Ultimately, that’s all that endures in The Blackcoat’s Daughter: disappointment, longing, and loss. Even Rose, its most vibrant personality, a young girl who is introduced snapping a perfect, smiling photograph, is subjected to the void. She’s arguably the most haunting figure in the film, as she slowly becomes a distant, fleeting ghost before one of the film’s final shots re-contextualizes her initial appearance. You watch as that vibrancy slowly fades from her face and realize this is The Blackcoat’s Daughter in a nutshell: a film that has you slowly watch as life and light fades from these innocent faces. Perkins masterfully foregrounds the tragedy and refuses to let the schlock overwhelm the proceedings—you could imagine a lesser filmmaker struggling to do so with a film that features severed heads, demonic rituals, and a deranged girl whispering “Hail Satan.” In many cases, there’d be a tendency to call that sort of thing gnarly; here, it is entirely fucked up, as the haunting final shot lingers uncomfortably, forcing both a character and the audience to confront the utter nothingness that remains.
After just two features, Osgood Perkins has no doubt emerged as one of the genre’s most exciting and vital new voices.

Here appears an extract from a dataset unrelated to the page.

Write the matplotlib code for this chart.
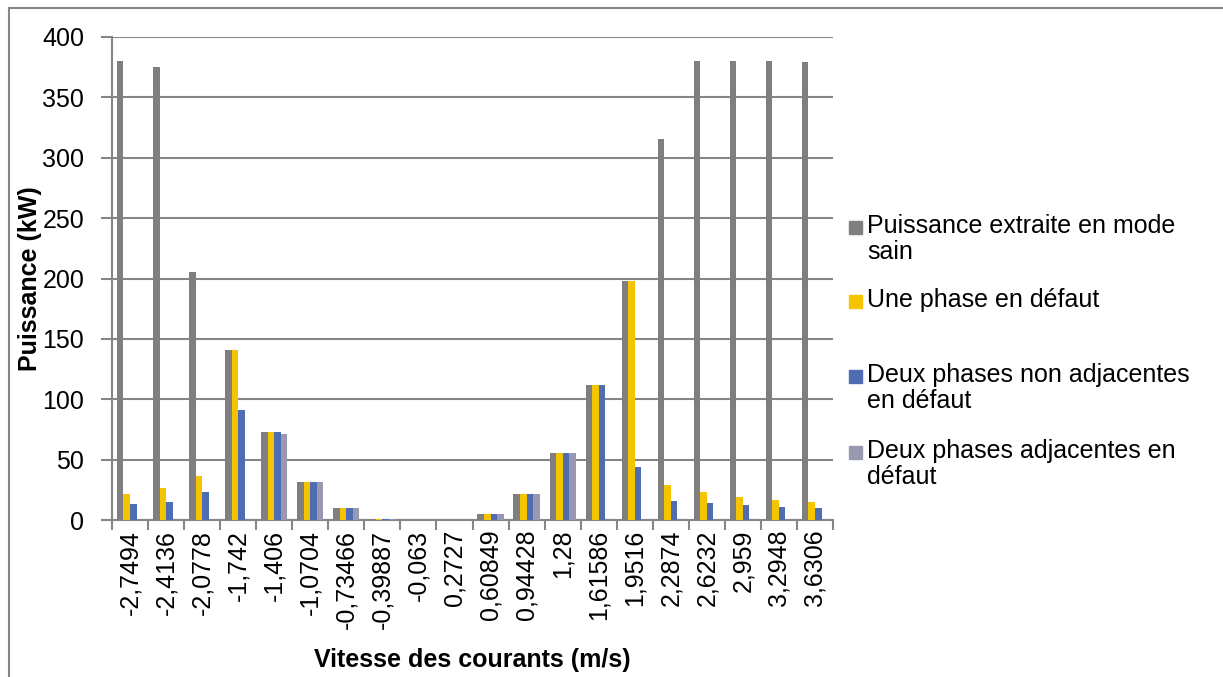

Given his lineage, it’s perhaps in his blood to mediate on the intersection between death and psychosis, but what’s most striking is his ability to instill a deep, guttural sense of dread in his audience. Both The Blackcoat’s Daughter and I Am the Pretty Thing that Lives in the House linger long after their runtime has expire, trailing in your mind, heart, and guts like restless spirits that refuse to be vanquished. Fittingly, The Blackcoat’s Daughter involves a subdued exorcism shorn of the typical hysterics—this is a film that suggests the most haunting moments in life are the quiet, lonely ones that leave us to grapple with what has left us, be it angels or demons.
The Blackcoat's Daughter will be available via Blu-ray/DVD combo pack on May 30th courtesy of Lionsgate. Special features include a commentary with Perkins and a 7-minute making-of featurette.